There is something different about walking in the wilderness. In a vehicle you are an observer. On foot you are a participant. You assume the role that your ancestors played for more than a hundred thousand years. You become the super predator, the only bipedal mammal walking the earth. You are the only animal capable of sustained planning and constant adaptation to circumstance. You have arrived where it all began, on the savannahs of Africa, where man learnt to manipulate his environment and became the most ‘successful’ species the world has known.
Yet when you step from your super manipulated, super comfortable environment onto the raw African earth it is difficult to shake the notion of inadequacy. You have so successfully assimilated comforts that you have all but forgotten how you came to live where you do. You feel far less the predator than the prey. You realise that hours in the gym have done nothing to change the fact that, compared with the creatures around you, you are woefully physically inadequate. So slow, so stiff and so feeble that it becomes impossible to imagine survival in such a place.
But you forget the weapon that made you what you are today. You forget the reason it took you more than sixteen years to become independent instead of a few months.
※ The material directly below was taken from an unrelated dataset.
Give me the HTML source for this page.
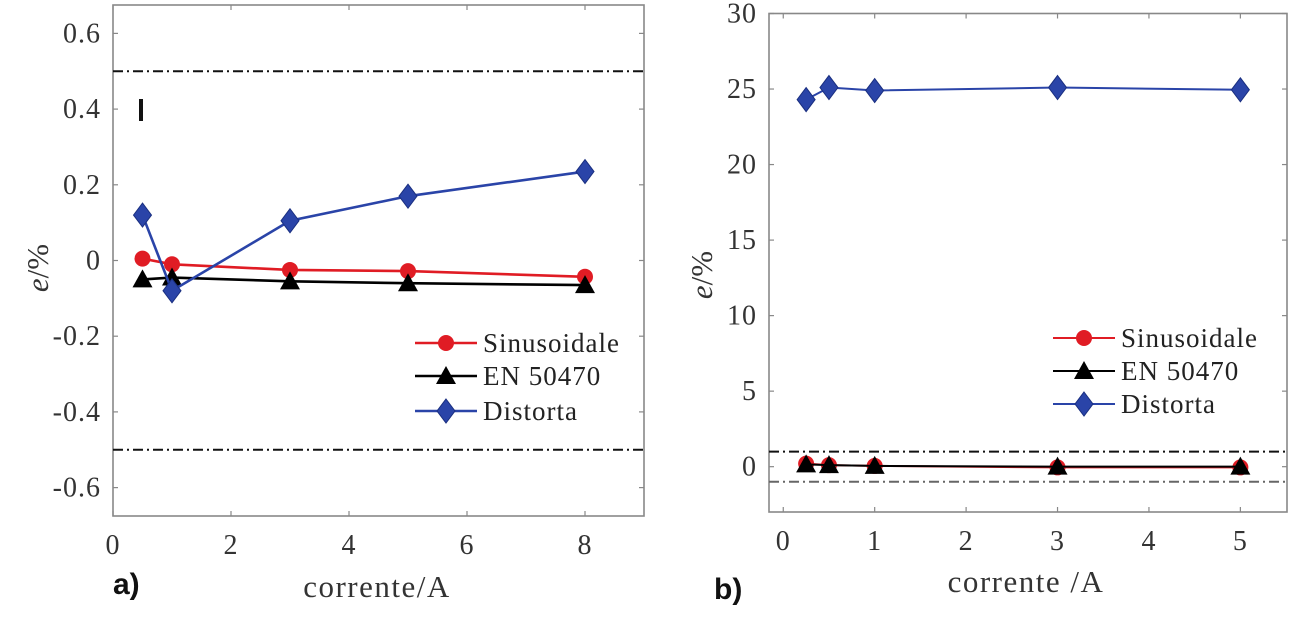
<!DOCTYPE html>
<html><head><meta charset="utf-8"><style>
html,body{margin:0;padding:0;background:#fff;}
svg{display:block;font-family:"Liberation Serif",serif;}
</style></head><body>
<svg id="root" width="1299" height="622" viewBox="0 0 1299 622" xmlns="http://www.w3.org/2000/svg">
<g id="pa"></g>
<g id="pb"></g>
<text x="113" y="594" font-family="Liberation Sans,sans-serif" font-weight="bold" font-size="30" fill="#111">a)</text>
<text x="714" y="599" font-family="Liberation Sans,sans-serif" font-weight="bold" font-size="30" fill="#111">b)</text>
<rect x="139" y="99" width="4" height="22" fill="#111"/>
</svg>
<script>
const xA=[0.5,1,3,5,8];
const sinA=[0.005,-0.01,-0.025,-0.028,-0.043];
const enA=[-0.05,-0.045,-0.055,-0.06,-0.065];
const disA=[0.12,-0.08,0.105,0.17,0.235];
const xTicksA=[0,2,4,6,8];
const yTicksA=[-0.6,-0.4,-0.2,0,0.2,0.4,0.6];
const yTickLabelsA=["-0.6","-0.4","-0.2","0","0.2","0.4","0.6"];
const limA=[0.5,-0.5];

const xB=[0.25,0.5,1,3,5];
const sinB=[0.2,0.1,0.05,-0.05,-0.05];
const enB=[0.15,0.1,0.05,0,0];
const disB=[24.3,25.1,24.9,25.1,24.95];
const xTicksB=[0,1,2,3,4,5];
const yTicksB=[0,5,10,15,20,25,30];
const yTickLabelsB=["0","5","10","15","20","25","30"];
const limB=[1,-1];

const NS="http://www.w3.org/2000/svg";
function mk(p,t,a){const e=document.createElementNS(NS,t);for(const k in a)e.setAttribute(k,a[k]);p.appendChild(e);return e;}

function panel(g,cfg){
  const sx=v=>cfg.L+(v-cfg.x0)/(cfg.x1-cfg.x0)*(cfg.R-cfg.L);
  const sy=v=>cfg.B-(v-cfg.y0)/(cfg.y1-cfg.y0)*(cfg.B-cfg.T);
  const box=mk(g,'rect',{x:cfg.L,y:cfg.T,width:cfg.R-cfg.L,height:cfg.B-cfg.T,fill:'none',stroke:'#888','stroke-width':1.6});
  
  
  cfg.xt.forEach(v=>{
    const x=sx(v);
    mk(g,'line',{x1:x,x2:x,y1:cfg.B,y2:cfg.B-5,stroke:'#888','stroke-width':1.2});
    mk(g,'line',{x1:x,x2:x,y1:cfg.T,y2:cfg.T+5,stroke:'#888','stroke-width':1.2});
    const t=mk(g,'text',{x:x,y:cfg.B+38,'text-anchor':'middle','font-size':28,fill:'#333','letter-spacing':1});
    t.textContent=String(v);
    
    
  });
  cfg.yt.forEach((v,i)=>{
    const y=sy(v);
    mk(g,'line',{x1:cfg.L,x2:cfg.L+5,y1:y,y2:y,stroke:'#888','stroke-width':1.2});
    mk(g,'line',{x1:cfg.R,x2:cfg.R-5,y1:y,y2:y,stroke:'#888','stroke-width':1.2});
    const t=mk(g,'text',{x:cfg.L-12,y:y+9,'text-anchor':'end','font-size':28,fill:'#333','letter-spacing':1});
    t.textContent=cfg.ytl[i];
    
    
  });
  cfg.lim.forEach((v,i)=>{
    const l=mk(g,'line',{x1:cfg.L,x2:cfg.R,y1:sy(v),y2:sy(v),stroke:i==1&&cfg.grey?'#666':'#111','stroke-width':2,'stroke-dasharray':'10,4,2,4'});
    
    
  });
  const series=[
    {ys:cfg.sin,c:'#e01c24',m:'circle',n:'sinusoidale'},
    {ys:cfg.en,c:'#000',m:'tri',n:'en-50470'},
    {ys:cfg.dis,c:'#2a44a8',m:'diamond',n:'distorta'}];
  function marker(p,m,x,y,c){
    if(m==='circle')return mk(p,'circle',{cx:x,cy:y,r:8,fill:c});
    if(m==='tri')return mk(p,'polygon',{points:`${x},${y-10} ${x-10},${y+8} ${x+10},${y+8}`,fill:c});
    return mk(p,'polygon',{points:`${x},${y-12} ${x+9},${y} ${x},${y+12} ${x-9},${y}`,fill:c,stroke:'#1a2f80','stroke-width':1});
  }
  series.forEach(s=>{
    const sg=mk(g,'g',{});
    
    
    const pts=cfg.xs.map((x,i)=>sx(x)+','+sy(s.ys[i])).join(' ');
    mk(sg,'polyline',{points:pts,fill:'none',stroke:s.c,'stroke-width':cfg.lw});
    cfg.xs.forEach((x,i)=>{
      const mm=marker(sg,s.m,sx(x),sy(s.ys[i]),s.c);
      
      
    });
  });
  const lg=mk(g,'g',{});
  
  
  const labels=['Sinusoidale','EN 50470','Distorta'];
  series.forEach((s,i)=>{
    const y=cfg.legY[i];
    const e=mk(lg,'g',{});
    
    
    mk(e,'line',{x1:cfg.legX,x2:cfg.legX+62,y1:y,y2:y,stroke:s.c,'stroke-width':cfg.lw});
    marker(e,s.m,cfg.legX+31,y,s.c);
    const t=mk(e,'text',{x:cfg.legX+68,y:y+9,'font-size':27,fill:'#222','letter-spacing':1});
    t.textContent=labels[i];
  });
  const xl=mk(g,'text',{x:cfg.xlX,y:cfg.xlY,'text-anchor':'middle','font-size':31,fill:'#333','letter-spacing':1.5});
  xl.textContent=cfg.xlabel;
  
  
  const yl=mk(g,'text',{x:0,y:0,'text-anchor':'middle','font-size':31,fill:'#333',transform:`translate(${cfg.ylX},${cfg.ylY}) rotate(-90)`});
  yl.innerHTML='<tspan font-style="italic">e</tspan>/%';
  
  
}
panel(document.getElementById('pa'),{L:113,R:644,T:5,B:516,x0:0,x1:9,y0:-0.675,y1:0.675,
  xs:xA,sin:sinA,en:enA,dis:disA,xt:xTicksA,yt:yTicksA,ytl:yTickLabelsA,lim:limA,grey:false,lw:2.6,
  legX:415,legY:[343,376,411],xlabel:'corrente/A',xlX:377,xlY:597,ylX:48,ylY:268});
panel(document.getElementById('pb'),{L:769,R:1287,T:13.5,B:512,x0:-0.156,x1:5.51,y0:-3,y1:30,
  xs:xB,sin:sinB,en:enB,dis:disB,xt:xTicksB,yt:yTicksB,ytl:yTickLabelsB,lim:limB,grey:true,lw:2,
  legX:1053,legY:[338,371,404],xlabel:'corrente /A',xlX:1026,xlY:592,ylX:712,ylY:275});
</script>
</body></html>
Your brain is bigger and more useful than any other in existence and it is for this reason, and this reason alone, that animals are afraid, no, terrified of you. Since you were able to throw stones and fashion rudimentary spears, you have been hunting, chasing and stealing food and water. You have ambushed, stalked, stabbed, trapped and hounded the animals of these plains since prehistory. You may have forgotten, but they remember. It is because of this that you are able to walk on this ancient land in careful confidence. If you respect the animals, if you do not threaten them they will leave you alone. In most cases they will flee from you with a haste that defies logic. A 1400Kg giraffe starts at the mere sight of you fifty metres away. He will not let you approach to within thirty metres before taking flight. Impala, zebra, wildebeest, warthog and even diminutive steenbok, so fleet footed that they make the fastest hundred metre sprinter look asleep, alarm call and hurtle away when you cross the thirty metre flight line.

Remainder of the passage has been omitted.